Porn and sex trafficking are two mutually exclusive industries. Porn creates the
appetite and trafficking feeds it, and this wicked, unending cycle hurts everyone
involved.

Porn viewers often believe they are not harming anyone and are engaging in a
very individual act with no other implications. That simply is not true. Porn websites like
PornHub has been caught a number of times with videos of recorded rapes, and sex
acts with minors on their website. Porn viewers are given no history or insight into the
people in the film. This is done largely to dehumanize the individuals in the film and thus
relieve any guilt or conviction of wrongdoing by the buyers and viewers, but on top of
that, the porn industry is largely not invested in the proper vetting of the origins or members
of the sex videos they make available for profit.

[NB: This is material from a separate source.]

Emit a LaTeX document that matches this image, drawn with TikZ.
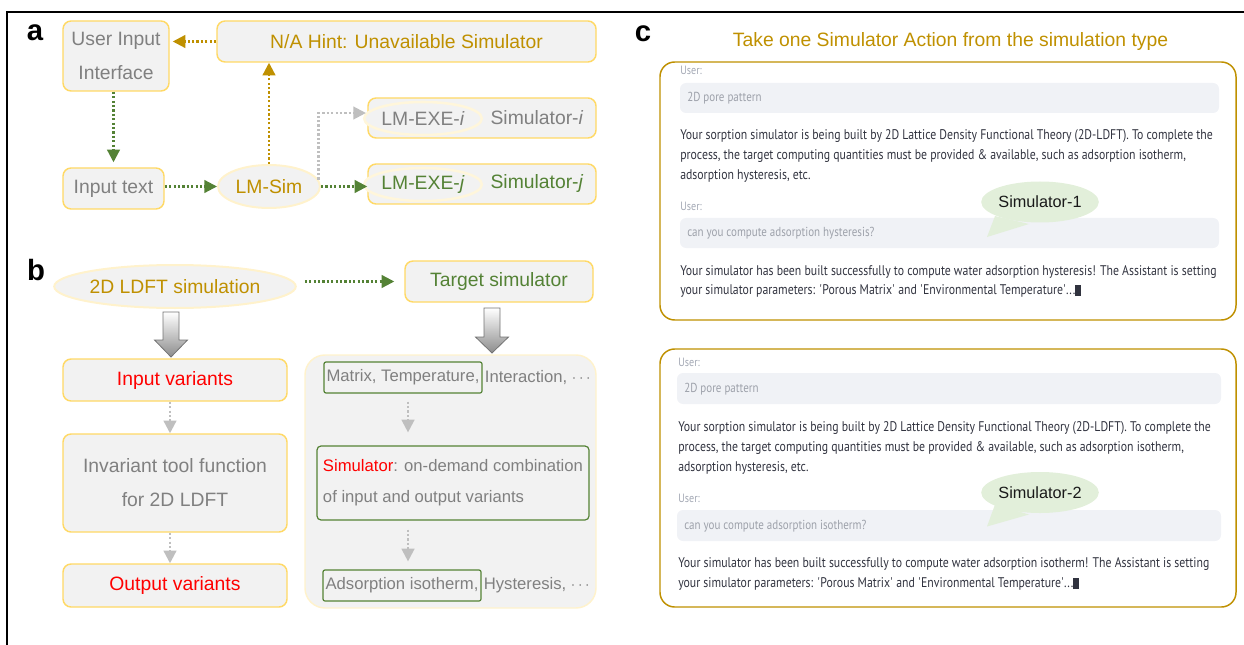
\documentclass[tikz,border=0pt]{standalone}
\usepackage{fontspec}
\setmainfont{Liberation Sans}
\newfontfamily\uifont[FakeStretch=0.842]{PT Sans}
\usetikzlibrary{arrows.meta,shapes.geometric,calc}
\definecolor{boxfill}{HTML}{F2F2F2}
\definecolor{boxedge}{HTML}{FFD966}
\definecolor{paleedge}{HTML}{FFF2CC}
\definecolor{gold}{HTML}{BF9000}
\definecolor{leaf}{HTML}{548235}
\definecolor{txtgray}{HTML}{808080}
\definecolor{arrgray}{HTML}{BFBFBF}
\definecolor{barfill}{HTML}{F0F2F6}
\definecolor{uitext}{HTML}{31333F}
\definecolor{hinttext}{HTML}{A3A8B4}
\definecolor{bartext}{HTML}{9DA1AA}
\definecolor{bubble}{HTML}{E2EFDA}
\begin{document}
\begin{tikzpicture}[x=0.75pt,y=-0.75pt,
  box/.style={rectangle, rounded corners=6pt, draw=boxedge, fill=boxfill,
    line width=1.1pt, inner sep=0pt, font=\fontsize{14.5}{17}\selectfont},
  oval/.style={ellipse, draw=paleedge, fill=boxfill, line width=1.5pt,
    inner sep=0pt, font=\fontsize{14.5}{17}\selectfont},
  inoval/.style={oval, draw=paleedge!70!white, line width=1.9pt},
  flow/.style={line width=1.7pt, dash pattern=on 1.7pt off 1.6pt,
    -{Triangle[length=9.5pt,width=9.5pt]}},
  greenflow/.style={flow, draw=leaf},
  goldflow/.style={flow, draw=gold},
  grayflow/.style={flow, draw=arrgray},
  panel/.style={font=\fontsize{22}{24}\selectfont\bfseries, inner sep=0pt},
  tag/.style={rectangle, draw=leaf, line width=0.9pt, rounded corners=1.5pt,
    inner sep=0pt, text=txtgray, font=\fontsize{12.5}{15}\selectfont},
  tagrest/.style={anchor=west, inner sep=1.5pt, text=txtgray,
    font=\fontsize{12.5}{15}\selectfont},
  bigarrow/.style={top color=white, bottom color=black!45, draw=black!55,
    line width=0.6pt},
  card/.style={draw=gold, line width=1.1pt, rounded corners=11pt},
  bar/.style={fill=barfill, rounded corners=4.5pt},
  ulab/.style={anchor=base west, inner sep=0pt, text=hinttext,
    font=\uifont\fontsize{9}{10}\selectfont},
  btext/.style={anchor=base west, inner sep=0pt, text=bartext,
    font=\uifont\fontsize{9.8}{11}\selectfont},
  para/.style={anchor=base west, inner sep=0pt, text=uitext,
    font=\uifont\fontsize{10.5}{12}\selectfont},
  bub/.style={ellipse, fill=bubble, minimum width=75pt, minimum height=30.75pt,
    inner sep=0pt, text=black!90, font=\fontsize{12.2}{14}\selectfont}
]
\useasboundingbox (0,0) rectangle (1244,645);
% frame
\draw[line width=1.4pt] (7,645) -- (7,12) -- (1244,12);

% ---------------- panel a ----------------
\node[panel] (la) at (35,33) {a};
\node[box, minimum width=79.5pt, minimum height=52.5pt, align=center, text=txtgray,
  font=\fontsize{14.5}{26}\selectfont] (uii) at (116,56) {User Input\\Interface};
\node[box, minimum width=284.25pt, minimum height=30.75pt, text=gold] (hint) at (406.5,41.5)
  {N/A Hint: Unavailable Simulator};
\node[box, minimum width=75.75pt, minimum height=30.75pt, text=txtgray] (intext) at (113.5,188.5)
  {Input text};
\node[oval, minimum width=76.5pt, minimum height=32.25pt, text=gold] (lmsim) at (269,186.5) {LM-Sim};
\node[box, minimum width=171pt, minimum height=30pt] (simi) at (482,118) {};
\node[inoval, minimum width=72pt, minimum height=24.75pt, text=txtgray] (exei) at (423,118.5)
  {LM-EXE-\textit{i}};
\node[text=txtgray, font=\fontsize{14.5}{17}\selectfont, inner sep=0pt] (similab) at (537,118)
  {Simulator-\textit{i}};
\node[box, minimum width=171pt, minimum height=30pt] (simj) at (482,184) {};
\node[inoval, minimum width=72pt, minimum height=24.75pt, text=leaf] (exej) at (423,184.5)
  {LM-EXE-\textit{j}};
\node[text=leaf, font=\fontsize{14.5}{17}\selectfont, inner sep=0pt] (simjlab) at (537,184)
  {Simulator-\textit{j}};

\draw[goldflow, shorten >=2.25pt] (hint.west) -- (hint.west -| uii.east);
\draw[greenflow, shorten >=3.75pt] (uii.south -| intext.north) -- (intext.north);
\draw[greenflow] (intext.east |- lmsim.west) -- (lmsim.west);
\draw[goldflow] (lmsim.north) -- (lmsim.north |- hint.south);
\draw[greenflow] (lmsim.east) -- (lmsim.east -| simj.west);
\draw[grayflow, shorten >=1pt] (lmsim.8) |- ($(simi.west)+(0,-5)$);

% ---------------- panel b ----------------
\node[panel] (lb) at (36,270) {b};
\node[oval, minimum width=168pt, minimum height=32.25pt, text=gold] (ldft) at (175,286.5)
  {2D LDFT simulation};
\node[box, minimum width=141pt, minimum height=30.75pt, text=leaf] (target) at (499,281.5)
  {Target simulator};
\draw[greenflow, shorten <=6pt, shorten >=7.5pt] (ldft.east |- target.west) -- (target.west);

\node[box, minimum width=168pt, minimum height=31.5pt, text=red] (inpv) at (175,380)
  {Input variants};
\node[box, minimum width=168pt, minimum height=73.5pt, align=center, text=txtgray,
  font=\fontsize{14.5}{25.5}\selectfont] (inv) at (175,483)
  {Invariant tool function\\for 2D LDFT};
\node[box, minimum width=168pt, minimum height=32.25pt, text=red] (outv) at (175,585.5)
  {Output variants};
\draw[grayflow] ($(inpv.south)+(-5,0)$) -- ($(inv.north)+(-5,0)$);
\draw[grayflow] ($(inv.south)+(-5,0)$) -- ($(outv.north)+(-5,0)$);

% hollow arrows from the two heads of panel b
\shade[bigarrow] (163,312) -- (179,312) -- (179,340) -- (187.5,340) -- (171,357)
  -- (154.5,340) -- (163,340) -- cycle;
\shade[bigarrow] (484,308) -- (500,308) -- (500,337) -- (508.5,337) -- (492,353)
  -- (475.5,337) -- (484,337) -- cycle;

\node[rectangle, rounded corners=15pt, draw=paleedge, fill=boxfill, line width=1.1pt,
  minimum width=218.25pt, minimum height=189.75pt] (cont) at (450.5,481.5) {};
\node[tag, minimum width=118.5pt, minimum height=23.25pt] (m1) at (403,377.5)
  {Matrix, Temperature,};
\node[tagrest] (m1rest) at (m1.east) {Interaction, $\cdots$};
\node[rectangle, draw=leaf, line width=0.9pt, rounded corners=3pt, minimum width=204pt,
  minimum height=55.5pt, align=left, text=txtgray, inner sep=0pt,
  font=\fontsize{12.5}{23.25}\selectfont] (simb) at (453,483)
  {\textcolor{red}{Simulator}: on-demand combination\\of input and output variants};
\node[tag, minimum width=118.5pt, minimum height=23.25pt] (m3) at (402,585.5)
  {Adsorption isotherm,};
\node[tagrest] (m3rest) at (m3.east) {Hysteresis, $\cdots$};
\coordinate (rcol) at ($(m1.south)+(5,0)$);
\draw[grayflow, shorten <=6pt, shorten >=9.75pt] (rcol) -- (rcol |- simb.north);
\draw[grayflow, shorten <=6.75pt, shorten >=6pt] (rcol |- simb.south) -- (rcol |- m3.north);

% ---------------- panel c ----------------
\node[panel] (lc) at (643,34) {c};
\node[text=gold, font=\fontsize{14.5}{17}\selectfont, inner sep=0pt] (title) at (950.5,42)
  {Take one Simulator Action from the simulation type};

% first chat card
\draw[card] (660,62) rectangle (1236,320);
\node[ulab] (u1a) at (680,75) {User:};
\fill[bar] (680,83) rectangle (1219,113);
\node[btext] (q1a) at (687,101.5) {2D pore pattern};
\node[para] (p1a) at (680,139.5) {Your sorption simulator is being built by 2D Lattice Density Functional Theory (2D-LDFT). To complete the};
\node[para] (p1b) at (680,159.5) {process, the target computing quantities must be provided \& available, such as adsorption isotherm,};
\node[para] (p1c) at (680,179.5) {adsorption hysteresis, etc.};
\node[ulab] (u1b) at (680,210) {User:};
\fill[bar] (680,218) rectangle (1219,248);
\node[btext] (q1b) at (687,236.5) {can you compute adsorption hysteresis?};
\node[bub] (bub1) at (1040,202) {Simulator-1};
\fill[bubble] ($(bub1.center)+(-45,14)$) -- ($(bub1.center)+(-11,22)$) -- ($(bub1.center)+(-53,35)$) -- cycle;
\node[para] (p1d) at (680,275.5) {Your simulator has been built successfully to compute water adsorption hysteresis! The Assistant is setting};
\node[para] (p1e) at (680,294.5) {your simulator parameters: \textquotesingle Porous Matrix\textquotesingle\ and \textquotesingle Environmental Temperature\textquotesingle...\rule[-1.2pt]{4.5pt}{8.7pt}};

% second chat card
\draw[card] (660,349) rectangle (1236,607);
\node[ulab] (u2a) at (678,366) {User:};
\fill[bar] (677,373) rectangle (1221,404);
\node[btext] (q2a) at (684,392.5) {2D pore pattern};
\node[para] (p2a) at (678,431.5) {Your sorption simulator is being built by 2D Lattice Density Functional Theory (2D-LDFT). To complete the};
\node[para] (p2b) at (678,451.5) {process, the target computing quantities must be provided \& available, such as adsorption isotherm,};
\node[para] (p2c) at (678,471.5) {adsorption hysteresis, etc.};
\node[ulab] (u2b) at (678,502) {User:};
\fill[bar] (677,510) rectangle (1221,541);
\node[btext] (q2b) at (684,529.5) {can you compute adsorption isotherm?};
\node[bub] (bub2) at (1040,492.5) {Simulator-2};
\fill[bubble] ($(bub2.center)+(-45,12)$) -- ($(bub2.center)+(-11,22)$) -- ($(bub2.center)+(-53,34)$) -- cycle;
\node[para] (p2d) at (678,567.5) {Your simulator has been built successfully to compute water adsorption isotherm! The Assistant is setting};
\node[para] (p2e) at (678,587.5) {your simulator parameters: \textquotesingle Porous Matrix\textquotesingle\ and \textquotesingle Environmental Temperature\textquotesingle...\rule[-1.2pt]{4.5pt}{8.7pt}};
\end{tikzpicture}
\end{document}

One example of the lack of proper vetting is of Rose Kalemba who was 14 years
old when she went for a walk that ended in her being kidnapped, stabbed, badly beaten,
and raped by two men over a 12 hour period. A third man was present to record her
being violently raped several times. When the men finished, they left her abandoned on
a street. A few months later Rose saw people from her school sharing a link, it led her
to Pornhub. Several videos of her attack were uploaded on the site with titles such as,
“Teen Crying and Getting Slapped Around”, “Teen Getting Destroyed”, and “Passed Out
Teen.” One of the videos had over 400,000 views. Rose emailed Pornhub several times
over a six month period informing them that she was a minor and that the videos were
assault, she begged them to remove the videos. After no reply and the videos
remaining live, she posed as a lawyer from an alternate email address and sent
Pornhub an email threatening legal action. Within 48 hours the videos were gone.

Melissa Farley did an in-depth study on 900 prostitutes over 9 countries to
discover the links between commercial sex: prostitution, porn, and sex trafficking. The
vast majority of prostitutes were tricked, coerced, or trafficked into prostitution and are
being kept in the industry against their will. Of the 900 prostitutes, nearly half of the
group were [aware of being] used to make pornographic films, a little over half were
forced to re-enact scenes and specific acts from porn by their traffickers, and the
majority of the group were taught how to “perform” via pornographic material.
Porn conditions its viewers to see people as sex objects, sex becomes less intimate and
more disconnected, and this mindset lends itself to eventually purchasing sex via sex
trafficking and prostitution (which are largely one and the same in the sense that the
victims are not free to leave and also began under false pretenses).
While most can agree that sex trafficking is evil, porn is widely accepted in
society. However, the reality is that they are two sides of the same coin that must both
be shunned and rejected in order to heal the affected and protect the vulnerable.